It has officially been Christmas for 10 minutes, now. I have officially had all of my presents unwrapped for probably 8 hours, though. Turns out I can't be trusted! Yesterday really turned out to be a fun day. I got to work and already everything was set up on the fourth floor for the day's festivities. When I got into class, I had the options of 1) teaching a lesson, or 2) screwing off. I chose the latter and had a word find prepared ("Kate, did you prepare for your classes this morning?" "Sure did!"). Fortunately, by the time my boss walked by the classroom the kids were very adorably lined up and singing their two Christmas carols for the competition after lunch.
We had Market Day, where we spent the "talent" money they had been saving for the last month.

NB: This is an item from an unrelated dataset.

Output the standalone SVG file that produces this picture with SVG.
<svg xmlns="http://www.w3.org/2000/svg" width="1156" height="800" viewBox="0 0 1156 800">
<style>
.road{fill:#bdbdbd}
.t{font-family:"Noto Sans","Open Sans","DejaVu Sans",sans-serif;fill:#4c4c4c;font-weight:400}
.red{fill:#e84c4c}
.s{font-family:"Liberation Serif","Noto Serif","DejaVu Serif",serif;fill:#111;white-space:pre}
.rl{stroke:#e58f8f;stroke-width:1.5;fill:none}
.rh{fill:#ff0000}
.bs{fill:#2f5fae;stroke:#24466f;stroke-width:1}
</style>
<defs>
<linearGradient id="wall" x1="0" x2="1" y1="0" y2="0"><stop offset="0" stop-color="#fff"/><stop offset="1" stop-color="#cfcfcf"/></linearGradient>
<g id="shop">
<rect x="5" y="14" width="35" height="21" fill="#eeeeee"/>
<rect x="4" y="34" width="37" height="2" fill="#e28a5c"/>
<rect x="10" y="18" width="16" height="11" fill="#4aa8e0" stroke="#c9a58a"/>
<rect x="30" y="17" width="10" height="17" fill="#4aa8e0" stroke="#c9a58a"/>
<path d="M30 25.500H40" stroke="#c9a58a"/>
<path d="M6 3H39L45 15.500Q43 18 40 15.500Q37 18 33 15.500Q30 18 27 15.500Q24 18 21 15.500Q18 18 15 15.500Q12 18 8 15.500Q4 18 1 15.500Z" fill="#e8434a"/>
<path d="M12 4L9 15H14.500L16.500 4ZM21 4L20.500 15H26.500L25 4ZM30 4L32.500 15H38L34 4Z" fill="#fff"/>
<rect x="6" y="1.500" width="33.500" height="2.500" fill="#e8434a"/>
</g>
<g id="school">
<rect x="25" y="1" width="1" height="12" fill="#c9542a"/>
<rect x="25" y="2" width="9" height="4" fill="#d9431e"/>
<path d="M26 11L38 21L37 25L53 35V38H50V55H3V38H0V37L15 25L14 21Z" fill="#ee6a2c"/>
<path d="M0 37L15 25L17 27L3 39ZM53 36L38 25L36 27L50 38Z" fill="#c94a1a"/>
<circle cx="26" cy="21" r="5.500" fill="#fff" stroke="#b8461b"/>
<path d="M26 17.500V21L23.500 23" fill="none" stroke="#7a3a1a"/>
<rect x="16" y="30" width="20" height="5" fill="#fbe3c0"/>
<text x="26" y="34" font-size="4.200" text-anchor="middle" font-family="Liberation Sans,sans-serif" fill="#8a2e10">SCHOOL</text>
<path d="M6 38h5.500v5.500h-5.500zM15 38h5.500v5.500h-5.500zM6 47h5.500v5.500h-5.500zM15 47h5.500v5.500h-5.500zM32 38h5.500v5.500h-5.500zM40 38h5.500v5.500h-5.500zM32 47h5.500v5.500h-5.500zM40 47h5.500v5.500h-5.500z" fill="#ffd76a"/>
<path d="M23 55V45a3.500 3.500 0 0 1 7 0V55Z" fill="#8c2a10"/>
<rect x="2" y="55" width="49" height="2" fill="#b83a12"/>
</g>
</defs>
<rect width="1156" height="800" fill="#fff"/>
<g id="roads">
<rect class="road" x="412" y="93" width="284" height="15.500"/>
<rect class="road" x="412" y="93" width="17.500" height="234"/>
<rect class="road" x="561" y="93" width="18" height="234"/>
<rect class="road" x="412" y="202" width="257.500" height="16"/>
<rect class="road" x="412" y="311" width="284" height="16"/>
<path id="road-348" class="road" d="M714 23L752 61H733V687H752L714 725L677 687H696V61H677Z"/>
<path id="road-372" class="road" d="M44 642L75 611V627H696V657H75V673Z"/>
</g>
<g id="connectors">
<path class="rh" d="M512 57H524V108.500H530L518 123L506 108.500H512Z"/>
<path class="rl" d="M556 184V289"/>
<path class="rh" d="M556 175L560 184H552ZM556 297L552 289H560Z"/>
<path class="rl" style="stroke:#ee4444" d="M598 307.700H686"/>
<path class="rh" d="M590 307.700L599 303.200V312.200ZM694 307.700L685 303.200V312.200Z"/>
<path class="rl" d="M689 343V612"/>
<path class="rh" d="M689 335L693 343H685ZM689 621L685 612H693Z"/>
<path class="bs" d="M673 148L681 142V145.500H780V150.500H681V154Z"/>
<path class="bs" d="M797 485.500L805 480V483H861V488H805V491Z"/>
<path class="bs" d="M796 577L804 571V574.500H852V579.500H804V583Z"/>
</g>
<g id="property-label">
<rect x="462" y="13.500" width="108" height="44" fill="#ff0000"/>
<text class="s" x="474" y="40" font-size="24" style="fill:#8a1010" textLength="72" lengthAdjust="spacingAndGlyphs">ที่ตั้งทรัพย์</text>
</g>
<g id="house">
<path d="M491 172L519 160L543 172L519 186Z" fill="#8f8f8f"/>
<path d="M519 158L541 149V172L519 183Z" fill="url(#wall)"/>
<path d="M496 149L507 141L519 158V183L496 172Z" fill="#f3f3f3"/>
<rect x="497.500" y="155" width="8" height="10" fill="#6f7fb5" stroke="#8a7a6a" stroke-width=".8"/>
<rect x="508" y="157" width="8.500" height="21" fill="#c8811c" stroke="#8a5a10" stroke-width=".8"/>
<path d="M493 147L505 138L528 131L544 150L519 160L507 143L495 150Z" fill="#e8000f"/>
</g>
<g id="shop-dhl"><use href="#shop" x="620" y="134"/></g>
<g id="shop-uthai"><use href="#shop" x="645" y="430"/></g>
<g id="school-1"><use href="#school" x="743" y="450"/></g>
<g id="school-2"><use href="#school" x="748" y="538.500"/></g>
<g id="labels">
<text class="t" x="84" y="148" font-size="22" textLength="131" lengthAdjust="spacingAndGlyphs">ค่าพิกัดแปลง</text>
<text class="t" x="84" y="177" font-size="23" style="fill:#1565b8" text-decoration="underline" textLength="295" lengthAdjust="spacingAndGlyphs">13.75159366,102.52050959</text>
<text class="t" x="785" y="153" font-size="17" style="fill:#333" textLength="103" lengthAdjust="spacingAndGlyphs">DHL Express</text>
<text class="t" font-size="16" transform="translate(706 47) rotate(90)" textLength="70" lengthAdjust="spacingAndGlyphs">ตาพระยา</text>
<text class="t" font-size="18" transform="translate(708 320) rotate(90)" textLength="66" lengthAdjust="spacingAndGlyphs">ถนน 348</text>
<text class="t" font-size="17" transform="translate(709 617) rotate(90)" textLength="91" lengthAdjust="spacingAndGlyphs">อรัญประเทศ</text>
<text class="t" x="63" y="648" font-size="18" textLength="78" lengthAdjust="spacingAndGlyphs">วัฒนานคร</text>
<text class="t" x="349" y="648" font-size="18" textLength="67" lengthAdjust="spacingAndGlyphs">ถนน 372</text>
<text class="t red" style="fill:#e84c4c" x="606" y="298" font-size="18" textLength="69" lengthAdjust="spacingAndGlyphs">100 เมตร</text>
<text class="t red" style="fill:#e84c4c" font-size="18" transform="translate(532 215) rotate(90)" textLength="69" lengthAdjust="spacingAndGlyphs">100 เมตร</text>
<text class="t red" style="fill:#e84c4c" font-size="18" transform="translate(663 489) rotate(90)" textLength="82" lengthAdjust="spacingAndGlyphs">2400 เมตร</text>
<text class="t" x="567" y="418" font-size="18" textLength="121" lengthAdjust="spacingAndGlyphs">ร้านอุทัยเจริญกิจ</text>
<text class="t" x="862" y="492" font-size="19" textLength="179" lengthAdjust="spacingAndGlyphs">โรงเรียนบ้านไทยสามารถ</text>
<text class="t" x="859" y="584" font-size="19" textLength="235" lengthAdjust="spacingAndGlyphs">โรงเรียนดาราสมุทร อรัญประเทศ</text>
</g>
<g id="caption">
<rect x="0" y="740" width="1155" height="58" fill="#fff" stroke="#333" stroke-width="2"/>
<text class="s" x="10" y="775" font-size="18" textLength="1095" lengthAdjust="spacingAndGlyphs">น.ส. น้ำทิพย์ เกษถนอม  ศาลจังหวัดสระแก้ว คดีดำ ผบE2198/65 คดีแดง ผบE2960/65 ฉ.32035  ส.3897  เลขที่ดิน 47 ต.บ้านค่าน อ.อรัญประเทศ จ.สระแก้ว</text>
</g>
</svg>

My kids have extra classes after normal kindergarten, so they had over 100 talents each--we definitely ran out of prizes, but I think they all got things that were halfway interesting to them. After lunch, we had singing, then Santa (Chris) came and gave out presents. He did a really good job, and the kids totally thought the white guy in the red suit was really Santa. Now that I've had a day to reflect, I smile with slight wistfulness at the fact that my peers are now playing Santa instead of believing in him.
Santa and his reindeer left, leaving me with 6 kids, 6 unopened presents, and 35 minutes left of class. So we all headed downstairs to our class, sneaked by Yuria Teacher, and opened our presents one-by-one. My favorite picture of 2008 is the one I took of Max opening his present. His parents used super evil tape and super evil metal/plastic wrapping paper that was impenetrable to tearing. It required Kate Teacher to arrive to the rescue with her magic scissors. (I love that being old enough to use real scissors qualifies me as a hero!) Everyone got some pretty cool stuff, except for Nick. He got a pair of sheep mittens. While they were absolutely adorable (aka "steal-able"), they did kind of compare to Kevin's remote-controlled car. I guess Santa really did know who was good and who was naughty.

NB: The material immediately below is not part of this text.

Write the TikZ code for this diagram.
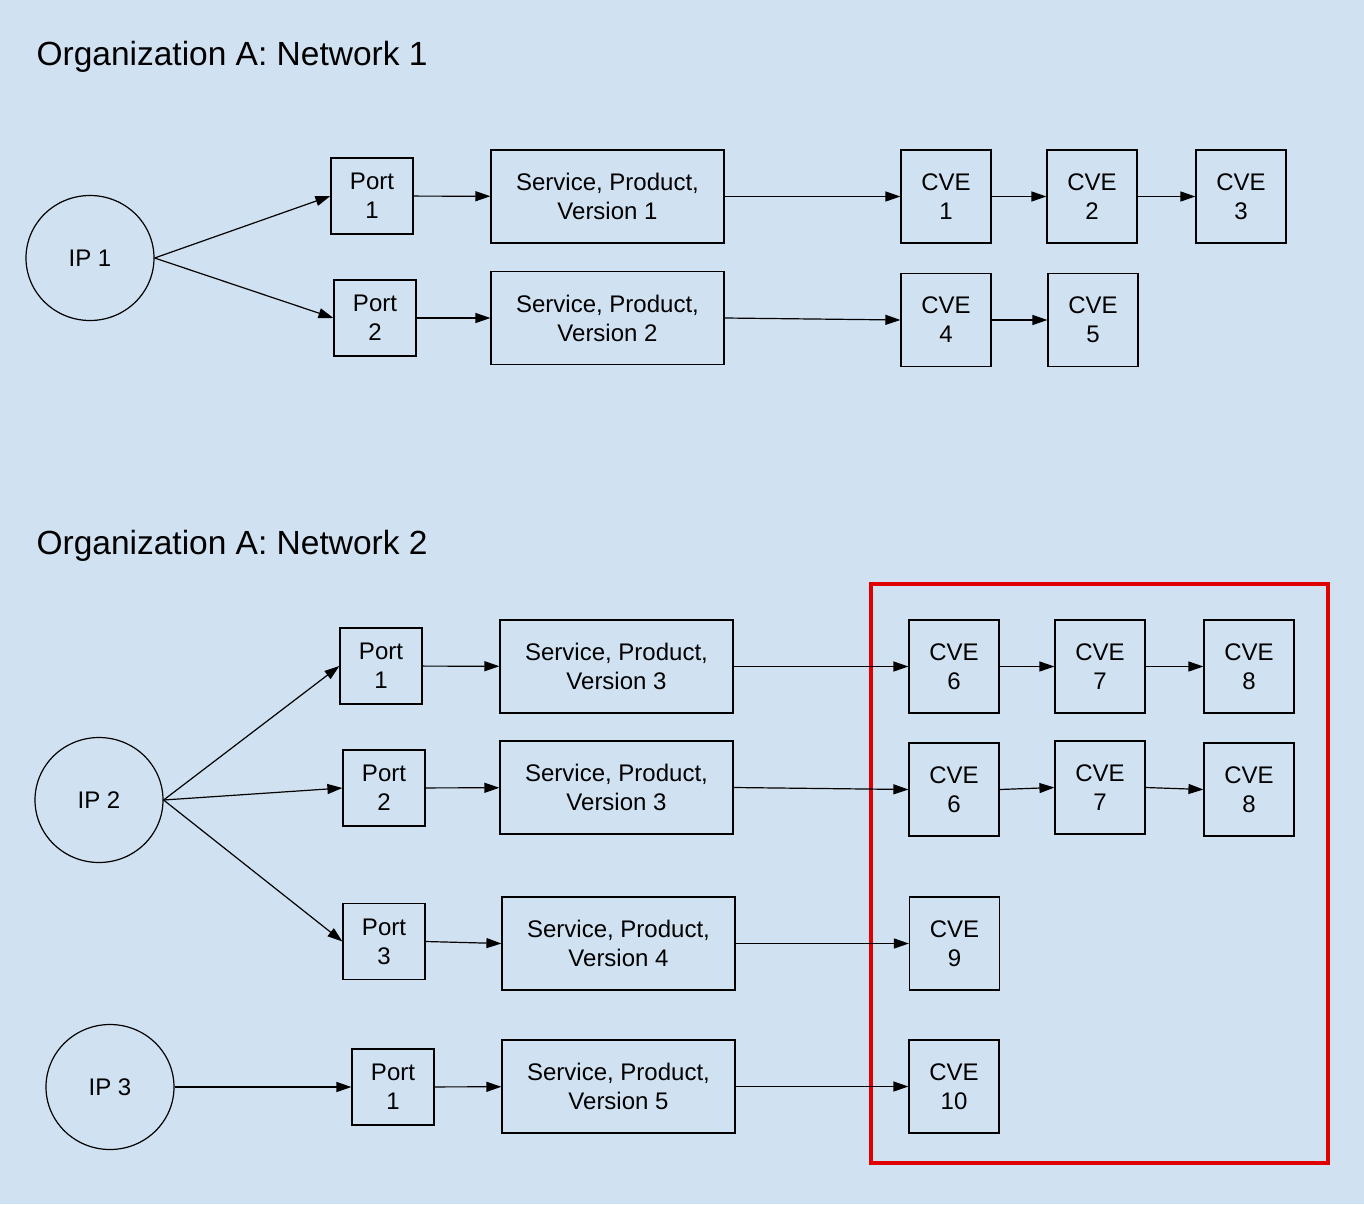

At the end of the day, I had a package to take home and a sudden urge to walk. Mel helped me home with a small surprise package from Sara (heart), and I kept pace pretty well. It was still a pretty long walk for someone who recently learned how to put on shoes again, so a few hours later we took a taxi to meet with the other foreigners at Fish and Grill.
Hilarity ensued (keeping pace with the soju, I reckon), and I do feel lucky to work with such great people.
Today had its equally up points. Like, seeing my family in front of the tree at night via webcam. It wasn't as wonderful as we had hoped it would be, but it was still great to see everyone together. My mom is currently taking care of my sister's guinea pig and my American hamster; I think dad got jealous, because he seems to be growing a rodent on his chin. My sister is rocking a darker hair color, now, and my mom's hair is all short and cute-uh. I even got to see my 10-year-old puppy.
That led to a small amount of homesickness. When I signed up for Korea, I had hoped that something would work out--my family might come here, I might get time off to go home--but in the end I spent Christmas Eve alone. To me, though, Christmas Eve IS Christmas. Christmas Day is a lot like a repeat of Thanksgiving, just with new pajamas and slippers at breakfast. Christmas Eve, though, has driving around to see how people decorated, and candle light service at church, and appetizers for dinner at home, followed by presents--equal excitement for giving as receiving.
Once I decided to pull myself out of the hole I created, I tied up my sneakers (yay!) and headed to Home Plus. I did some random shopping there, hoping that any electronic would jump out at me and provide some sort of entertainment, but to no avail. I did stand in the rice cooker aisle for about five minutes, faking out the clerk. It's impossible to shop without someone being more than five feet away for assistance (theft-prevention) purposes. I really need a picture of the entire aisle of rice cookers, though, it's unfathomable back home. After buying more crap to send home to my sister (when did I start shopping for my sister all the time?), I walked over to Outback. (You have no idea the joy I take in typing the words, I walked.) It was hard being seated alone in the midst of so many families, but after a few seconds I was good and enjoyed my pasta and Coke. I was even served by the manager! Tipping is verrrry uncustomary in Korea, but it's Christmas, so I left a full 25% and felt quite pleased.
After dinner, I paused and looked up where I knew the movie theater to be. I said to myself, Self, do you want to go home all depressed just to eat the rest of Sara's cookies? Or are you going to try something fun even though you're a little bummed out? I gave it a shot, and I got there with ten minutes to spare before Yes Man started to play. The movie was really good, and kind of reinforced my decision to be here in Korea.
Something kind of cute about the movie is, Jim Carrey's character decided to learn Korean, and everyone in the audience perked up the same way my family perks up when Montana is mentioned in a movie. They really liked part of the movie being in Korean (probably 90 seconds worth), and I liked that it was in English subtitles when necessary.
Afterward I walked all the way home. I stumbled once, and it didn't hurt! I cried out in fear that it would 1) hurt, or 2) break, but it did neither to my pleasant surprise. And when I got home, my mom was already up and ready to talk to her first born, which really brought the day to a soothing close.